Clicking a column header sorts by the values in that column.

Double-clicking a row with a corresponding structure fetches it, and if a structure chain was used as the query, automatically superimposes the hit onto the query using matchmaker. If the query was sequence-only (not a structure chain), the first structure opened from the results will serve as the reference for superimposing the others. AlphaFold-predicted structures are colored by confidence 0-100. ESMFold-predicted structures are colored by confidence 0-1.

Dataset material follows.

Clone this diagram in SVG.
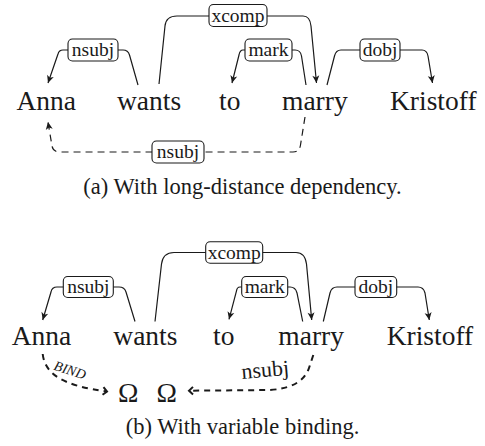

One or more hits can be chosen (highlighted) in the list by clicking and dragging with the left mouse button; Ctrl-click (or command-click if using a Mac) toggles whether a row is chosen. The result panel's context menu or the buttons across the bottom of the results dialog can be used to:

Load Structures – fetch and superimpose all of the corresponding structures, if any, for the chosen hits
Show Sequence Alignment – show the multiple sequence alignment of the chosen hits with the query in the Sequence Viewer
Open Database Webpage – show sequence database webpages for the chosen hits

Regardless of which hits are chosen and which columns are shown, clicking Save Results as TSV brings up a file browser to save the entire set of results as a tab-separated values file (*.tsv).

Some columns of data are available no matter which database is searched:

Hit # – hit number (sorted by most significant E-value)
Name
- for PDB sequences, the corresponding PDB identifier, including the chain
- for AlphaFold predictions or UniRef entries, the corresponding UniProt entry name
- otherwise, sequence GI number
E-Value – significance of the hit; BLAST Expect value
Score – alignment score
Title – a brief description of the sequence
Species – source organism, or for UniRef entries, the taxonomic range of source organisms in the UniRef cluster (typically broader than a single species)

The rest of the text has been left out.